» Records for the exercise

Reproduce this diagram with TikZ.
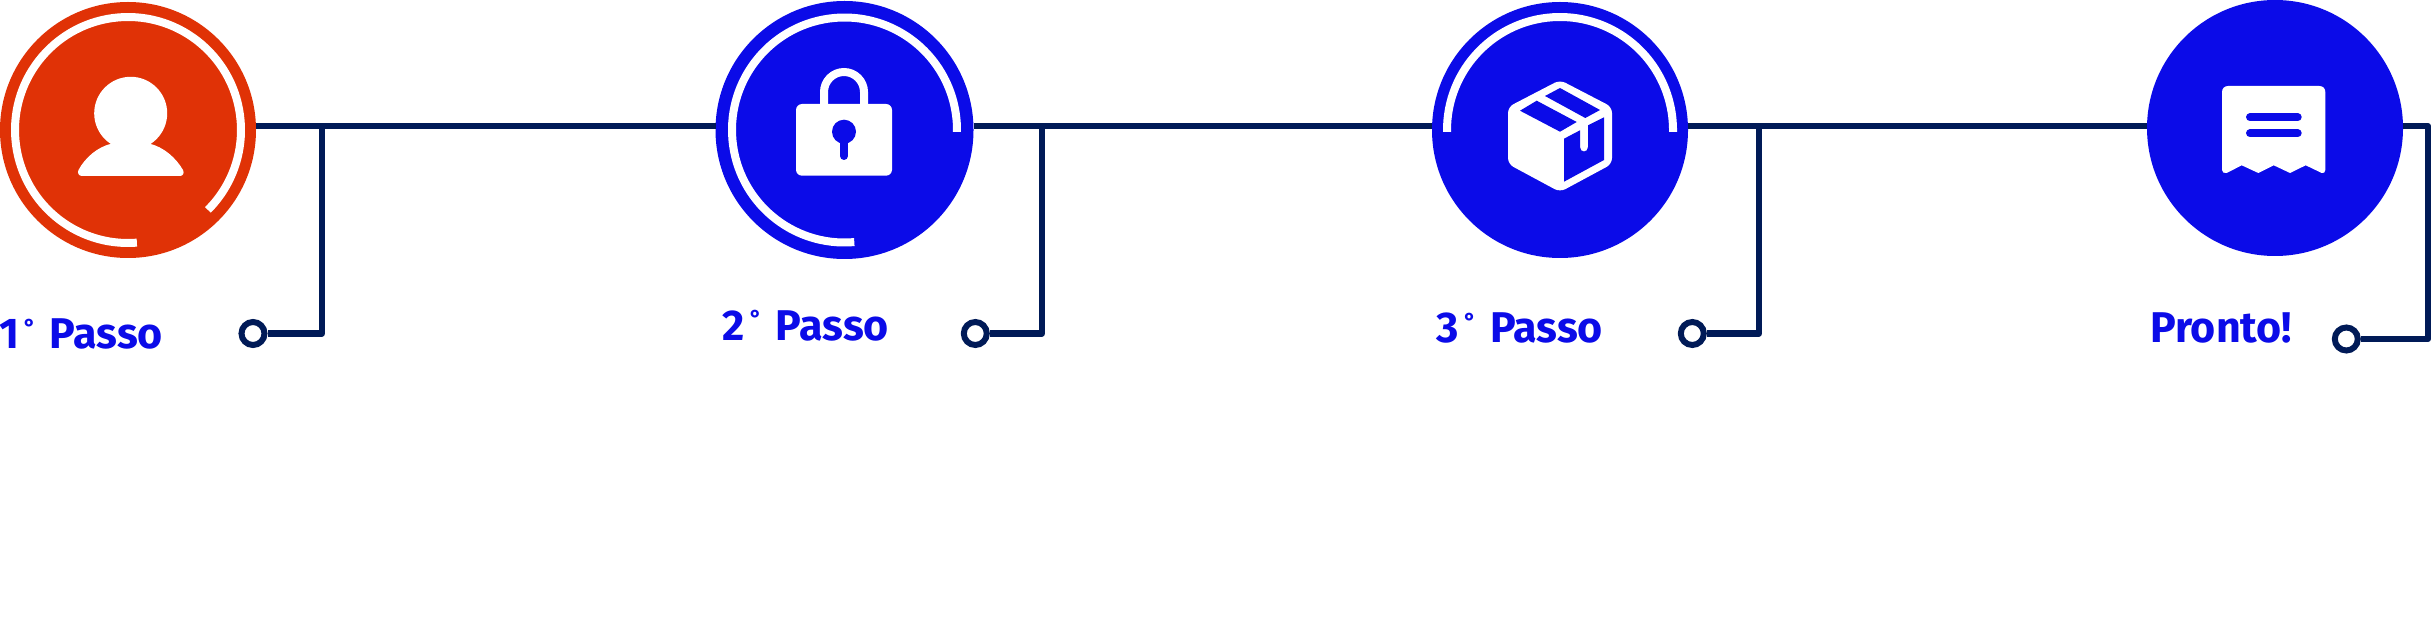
\documentclass[tikz,border=0pt]{standalone}
\usepackage{fontspec}
\setmainfont{Fira Sans}
\definecolor{stepred}{HTML}{E03206}
\definecolor{stepblue}{HTML}{0B0BE8}
\definecolor{navy}{HTML}{001A57}
\newcommand\degmark{\hspace{2.5pt}\raisebox{6.9pt}{\fontsize{11.5}{12}\selectfont °}\hspace{7pt}}
\tikzset{
  disc/.style={circle,inner sep=0pt,outer sep=0pt,minimum size=#1*0.5pt},
  ring/.style={draw=white,line width=4pt,line cap=butt},
  wire/.style={draw=navy,line width=3pt,line join=round},
  endpoint/.style={circle,draw=navy,fill=white,line width=3pt,inner sep=0pt,minimum size=11.5pt},
  steplabel/.style={inner sep=0pt,outer sep=0pt,anchor=base west,text=stepblue,font=\fontsize{21.5}{24}\selectfont\bfseries},
  icon/.style={fill=white},
  cut/.style={fill=stepblue},
  cutline/.style={draw=stepblue,line width=4pt,line cap=round},
}
\begin{document}
\begin{tikzpicture}[x=0.5pt,y=-0.5pt]
\useasboundingbox[fill=white] (0,0) rectangle (2431,620);
% discs
\node[disc=256,fill=stepred]  (c1) at (128,130) {};
\node[disc=258,fill=stepblue] (c2) at (844.5,130) {};
\node[disc=256,fill=stepblue] (c3) at (1560,130) {};
\node[disc=256,fill=stepblue] (c4) at (2275,128) {};
% end points
\node[endpoint] (s1) at (253,333.5) {};
\node[endpoint] (s2) at (975.3,333.5) {};
\node[endpoint] (s3) at (1692.3,333.5) {};
\node[endpoint] (s4) at (2346.3,339) {};
\coordinate (j1) at (322,126);
\coordinate (j2) at (1042,126);
\coordinate (j3) at (1759,126);
\coordinate (k4) at (2428,126);
% connectors
\draw[wire] (c1.east |- j1) -- (c2.west |- j1);
\draw[wire] (c2.east |- j1) -- (c3.west |- j1);
\draw[wire] (c3.east |- j1) -- (c4.west |- j1);
\draw[wire] (c4.east |- k4) -- (k4) |- (s4);
\draw[wire] (j1) |- (s1);
\draw[wire] (j2) |- (s2);
\draw[wire] (j3) |- (s3);
% rings
\draw[ring] ([shift={(85.5:113)}]c1.center) arc[start angle=85.5,end angle=405,radius=113];
\draw[ring] ([shift={(85:112.5)}]c2.center) arc[start angle=85,end angle=361,radius=112.5];
\draw[ring] ([shift={(179:113)}]c3.center) arc[start angle=179,end angle=361,radius=113];
% person
\fill[icon] (130.7,113.3) circle[radius=36.5];
\fill[icon] (112,143.5) .. controls (97,147) and (85,158) .. (78.5,170) .. controls (77,173) and (79,176) .. (82,176) -- (180,176) .. controls (183,176) and (184.5,173) .. (183,170) .. controls (176,158) and (164,147) .. (149,143.5) -- cycle;
% lock
\draw[draw=white,line width=4pt] (824,106) -- (824,92) .. controls (824,81) and (833,72) .. (844,72) .. controls (855,72) and (864,81) .. (864,92) -- (864,106);
\fill[icon,rounded corners=3pt] (796,104) rectangle (892,175.7);
\fill[cut] (844,131.7) circle[radius=12];
\draw[cutline] (844,135) -- (844,156);
% box
\fill[icon,rounded corners=3pt] (1560,80) -- (1612,107) -- (1612,164) -- (1560,192) -- (1508,164) -- (1508,107) -- cycle;
\fill[cut] (1520,110.7) -- (1536.7,100.7) -- (1576.7,122) -- (1560,131.7) -- cycle;
\fill[cut] (1545,96) -- (1560,88) -- (1600,110) -- (1585.3,118) -- cycle;
\fill[cut] (1564,138.7) -- (1580,130.3) -- (1580,147) .. controls (1580,153) and (1588,153) .. (1588,147) -- (1588,125.3) -- (1604,117.3) -- (1604,160) -- (1564,181.7) -- cycle;
% receipt
\fill[icon] (2228,86) -- (2319.3,86) .. controls (2323,86) and (2325.3,88.5) .. (2325.3,92) -- (2325.3,170) .. controls (2325.3,172.5) and (2323.5,173.5) .. (2321.7,173) -- (2305.7,165.3) -- (2290,173) -- (2273.7,165.3) -- (2258.3,173) -- (2241.7,165.3) -- (2226.7,173) .. controls (2224,173.5) and (2222,172.5) .. (2222,170) -- (2222,92) .. controls (2222,88.5) and (2224.5,86) .. (2228,86) -- cycle;
\draw[cutline] (2250,117.3) -- (2297.7,117.3);
\draw[cutline] (2250,133.3) -- (2297.7,133.3);
% labels
\node[steplabel] (t1) at (-1,349) {1\degmark Passo};
\node[steplabel] (t2) at (722.7,340.7) {2\degmark Passo};
\node[steplabel] (t3) at (1436.7,343) {3\degmark Passo};
\node[steplabel] (t4) at (2150,343) {Pronto!};
\end{tikzpicture}
\end{document}
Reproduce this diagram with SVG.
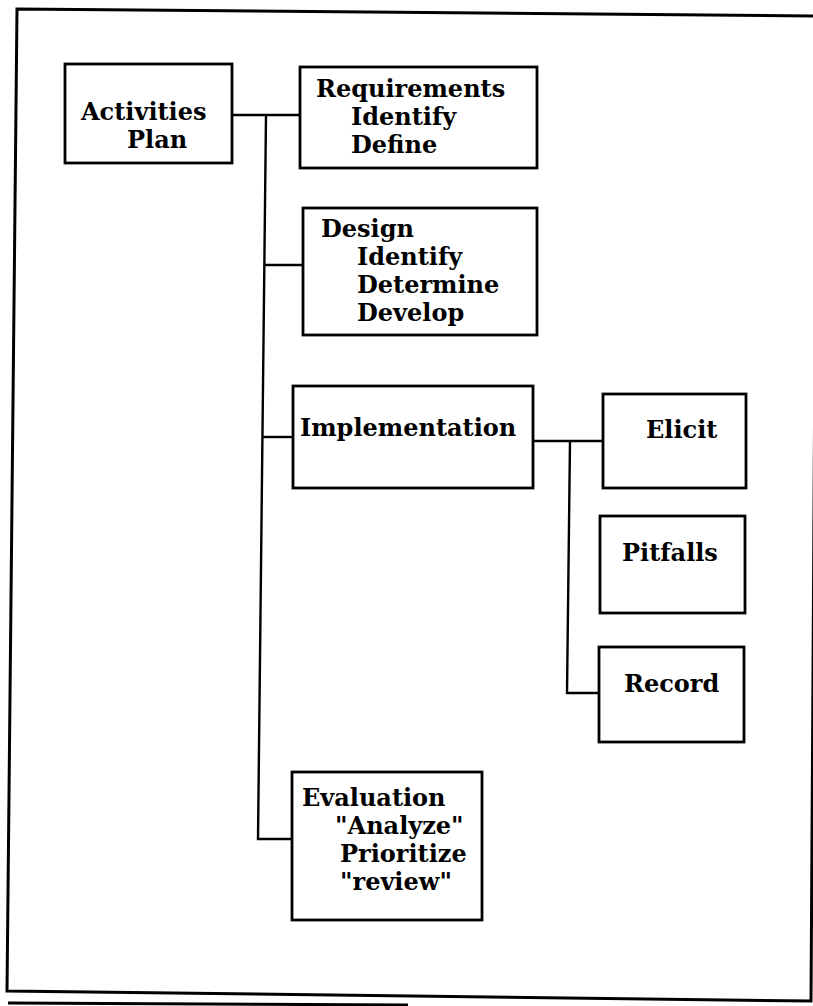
<svg xmlns="http://www.w3.org/2000/svg" width="813" height="1006" viewBox="0 0 813 1006">
<style>
.box{fill:#fff;stroke:#000;stroke-width:2.8}
.frame{fill:none;stroke:#000;stroke-width:3}
.conn{fill:none;stroke:#000;stroke-width:2.4}
text{font-family:"DejaVu Serif","Liberation Serif",serif;font-weight:bold;font-size:24px;fill:#000}
</style>
<rect width="813" height="1006" fill="#fff"/>
<polygon class="frame" points="17,9 817,16 811,1001 7,991"/>
<line class="frame" x1="8" y1="1003" x2="408" y2="1005"/>
<g id="connectors">
<path class="conn" d="M232,115 H300"/>
<path class="conn" d="M266,115 L258,839 H292"/>
<path class="conn" d="M265,265 H303"/>
<path class="conn" d="M263,437 H293"/>
<path class="conn" d="M533,441 H603"/>
<path class="conn" d="M570,441 L567,693 H600"/>
</g>
<g id="activities">
<rect class="box" x="65" y="64" width="167" height="99"/>
<text x="81" y="120">Activities</text>
<text x="127" y="148">Plan</text>
</g>
<g id="requirements">
<rect class="box" x="300" y="67" width="237" height="101"/>
<text x="316" y="97">Requirements</text>
<text x="351" y="125">Identify</text>
<text x="351" y="153">Define</text>
</g>
<g id="design">
<rect class="box" x="303" y="208" width="234" height="127"/>
<text x="321" y="237">Design</text>
<text x="357" y="265">Identify</text>
<text x="357" y="293">Determine</text>
<text x="357" y="321">Develop</text>
</g>
<g id="implementation">
<rect class="box" x="293" y="386" width="240" height="102"/>
<text x="300" y="436">Implementation</text>
</g>
<g id="elicit">
<rect class="box" x="603" y="394" width="143" height="94"/>
<text x="646" y="438">Elicit</text>
</g>
<g id="pitfalls">
<rect class="box" x="600" y="516" width="145" height="97"/>
<text x="622" y="561">Pitfalls</text>
</g>
<g id="record">
<rect class="box" x="599" y="647" width="145" height="95"/>
<text x="624" y="692">Record</text>
</g>
<g id="evaluation">
<rect class="box" x="292" y="772" width="190" height="148"/>
<text x="302" y="806">Evaluation</text>
<text x="335" y="834">"Analyze"</text>
<text x="340" y="862">Prioritize</text>
<text x="340" y="890">"review"</text>
</g>
</svg>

» Goal
State the number of lines that contain the string "Reproduce", with no other words.

» Problem solution
2